Para o defensor público Hamilton Neto Funchal, segundo a Defensoria, não se trata de apenas reconhecer que o valor é baixo. “Mas de compreender que somados valor, recuperação total e pouco tempo de privação da propriedade, a lesão sofrida foi de irrisória monta e, por conseguinte, não possui tipicidade material”, disse.
O próprio STJ, entretanto, já havia negado no ano passado recurso da Defensoria Pública para um caso da mesma mãe, condenada a 2 anos e 8 meses de prisão pelo furto de produtos de higiene de um supermercado. Na justificativa para a negativa do ministro Nefi Cordeiro estava o histórico policial da mulher.

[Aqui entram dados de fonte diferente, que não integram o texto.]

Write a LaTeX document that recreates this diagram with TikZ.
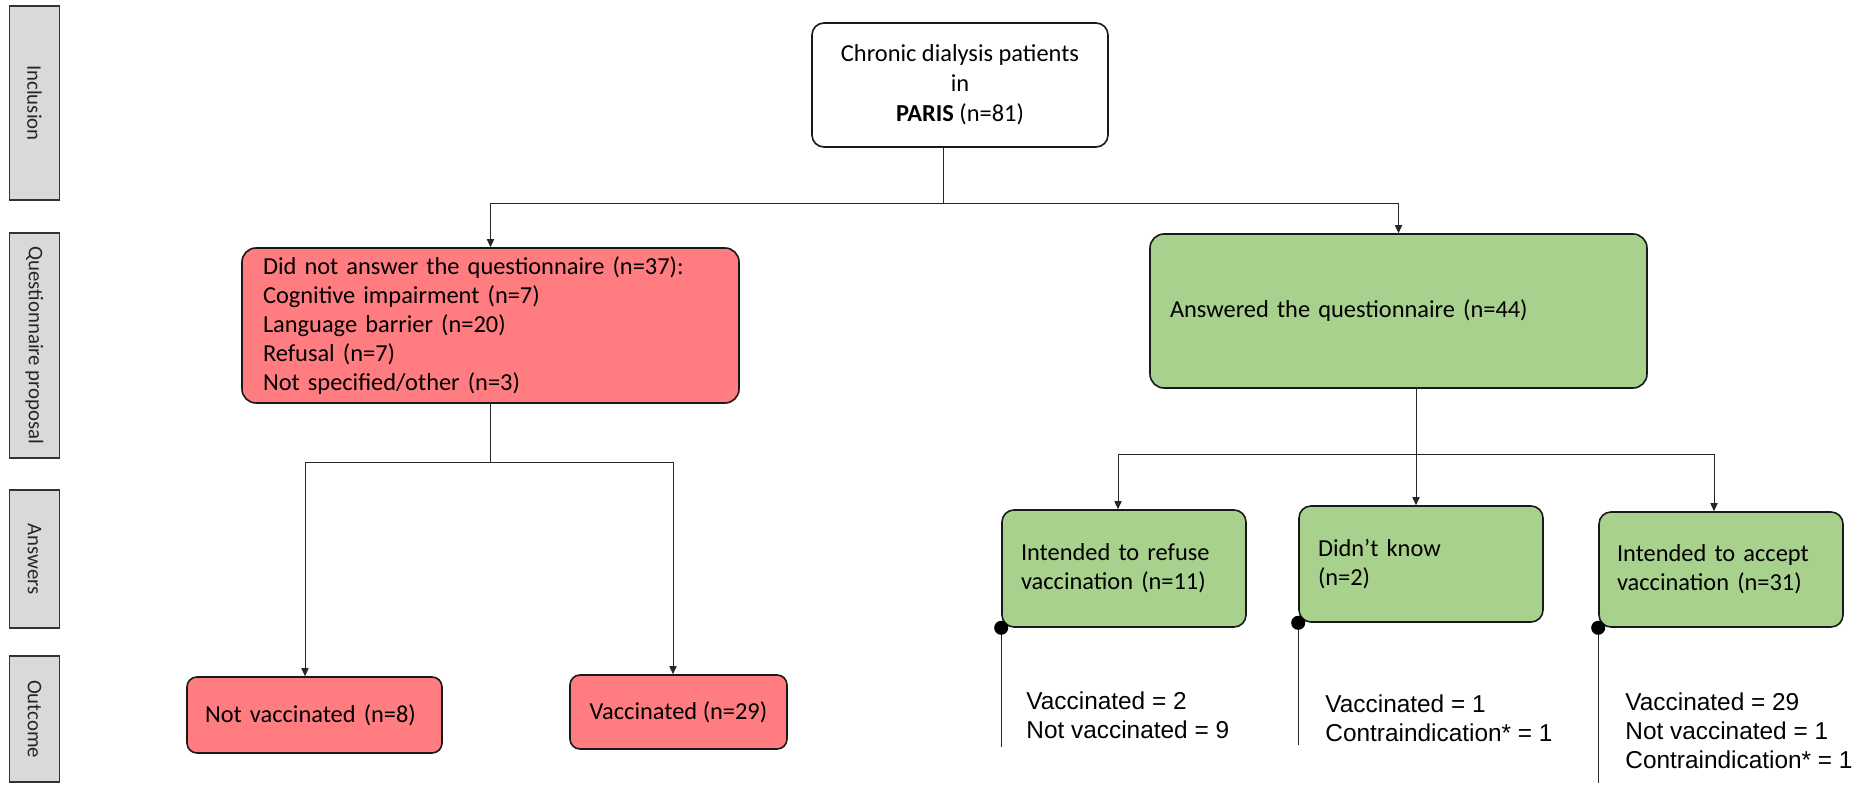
\documentclass[tikz,border=0pt]{standalone}
\usepackage{fontspec}
\setmainfont{Carlito}
\newfontfamily\arialfont{Liberation Sans}
\usetikzlibrary{arrows.meta}
\definecolor{redbox}{RGB}{255,124,128}
\definecolor{greenbox}{RGB}{169,209,142}
\definecolor{barfill}{RGB}{217,217,217}
\begin{document}
\begin{tikzpicture}[x=0.5pt,y=-0.5pt,>={Triangle[length=4pt,width=3.6pt]},
    box/.style={draw=black!90,line width=0.8pt,rounded corners=6pt,font=\fontsize{12.2}{14.6}\selectfont},
    redb/.style={box,fill=redbox},
    greenb/.style={box,fill=greenbox},
    bar/.style={draw=black!80,line width=0.8pt,fill=barfill,rotate=-90,minimum height=25pt,inner sep=0pt,text=black!85,font=\fontsize{10.4}{12}\selectfont},
    link/.style={draw=black!85,line width=0.5pt},
    outtxt/.style={align=left,inner sep=0pt,anchor=west,font=\arialfont\fontsize{12.2}{14.5}\selectfont}]
    \useasboundingbox (0,0) rectangle (1864,785);
    % bandeaux a gauche
    \foreach \lab/\yc/\len [count=\i] in {Inclusion/103/97pt,Questionnaire proposal/345.5/112.5pt,Answers/559/69pt,Outcome/719/63pt}{
        \node[bar,minimum width=\len] (bar\i) at (34.5,\yc) {\lab};
    }
    % boites
    \node[box,minimum width=148pt,minimum height=62pt,align=center,font=\fontsize{12.2}{15}\selectfont] (incl) at (960,85) {Chronic dialysis patients\\in\\\textbf{PARIS} (n=81)};
    \node[redb,text width=227.5pt,inner xsep=10.5pt,minimum height=77.5pt,align=left,rounded corners=7pt] (noans) at (490.5,325.5)
        {Did not answer the questionnaire (n=37):\\Cognitive impairment (n=7)\\Language barrier (n=20)\\Refusal (n=7)\\Not specified/other (n=3)};
    \node[greenb,text width=228.5pt,inner xsep=10pt,minimum height=77pt,align=left,rounded corners=7pt] (ans) at (1398.5,311) {Answered the questionnaire (n=44)};
    \node[redb,text width=109.5pt,inner xsep=9pt,minimum height=38pt,align=left,rounded corners=5pt] (notvac) at (314.5,715) {Not vaccinated (n=8)};
    \node[redb,minimum width=108.5pt,minimum height=37pt,rounded corners=5pt] (vac) at (678.5,712) {Vaccinated (n=29)};
    \node[greenb,text width=103pt,inner xsep=9.5pt,minimum height=58.5pt,align=left] (refuse) at (1124,568.5) {Intended to refuse\\vaccination (n=11)};
    \node[greenb,text width=103pt,inner xsep=9.5pt,minimum height=58pt,align=left] (dk) at (1421,564) {Didn’t know\\(n=2)};
    \node[greenb,text width=104pt,inner xsep=9pt,minimum height=57.5pt,align=left] (accept) at (1721,569.5) {Intended to accept\\vaccination (n=31)};
    % fleches
    \coordinate (j1) at (943,204);
    \draw[link] ([xshift=-8.5pt]incl.south) -- (j1);
    \draw[link,->] (j1) -| (noans.north);
    \draw[link,->] (j1) -| (ans.north);
    \draw[link] (noans.south) -- ++(0,59) coordinate (j2);
    \draw[link,->] (j2) -| ([xshift=-4.75pt]notvac.north);
    \draw[link,->] (j2) -| ([xshift=-2.75pt]vac.north);
    \draw[link] ([xshift=8.75pt]ans.south) -- ++(0,66) coordinate (j3);
    \draw[link,->] (j3) -| ([xshift=-3pt]refuse.north);
    \draw[link,->] (j3) -- (j3 |- dk.north);
    \draw[link,->] (j3) -| ([xshift=-3.5pt]accept.north);
    % resultats
    \foreach \b/\len in {refuse/119,dk/122,accept/155}{
        \draw[link,{Circle[length=7pt,black,sep=-3.5pt]}-] (\b.south west) -- ++(0,\len);
    }
    \node[outtxt] (rfout) at (1026,715.5) {Vaccinated = 2\\Not vaccinated = 9};
    \node[outtxt] (dkout) at (1325,718) {Vaccinated = 1\\Contraindication* = 1};
    \node[outtxt] (acout) at (1625,731) {Vaccinated = 29\\Not vaccinated = 1\\Contraindication* = 1};
\end{tikzpicture}
\end{document}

A mãe de Franca, que morou quase dez anos na rua, segundo um de seus processos, segue presa, de acordo com o TJSP (Tribunal de Justiça de São Paulo), por quatro condenações por furtos, que vão desde os produtos de higiene, a celulares, dinheiro e folhas de cheques, e uma outra por roubo, também de telefone celular.
O defensor Funchal diz que a mãe justificou o furto dos pacotes de fralda e da lata de leite em pó porque não tinha condições financeiras para suprir as necessidades básicas da filha. Questionada, a Defensoria não disse com quem está a criança atualmente.
Para o advogado Favaretto, não adotar o princípio de insignificância em alguns casos, mesmo os de reincidência, é uma punição que se aplica duas vezes. “Pelo delito cometido e por criminalizar a condição de pobreza de uma pessoa que se vê obrigada a furtar numa situação de desespero”, afirma.
Segundo o representante da OAB, o Estado deveria acionar uma série de outros recursos, como mecanismos de distribuição de renda e amparo às mães que não conseguem sustentar seus filhos, e não a punição pura e simples.
“O encarceramento vai gerar uma situação de sofrimento muito maior, porque a gente sabe que essa filha não vai ter o amparo necessário com a mãe presa, se é que já não tinha. É um drama concreto”, diz.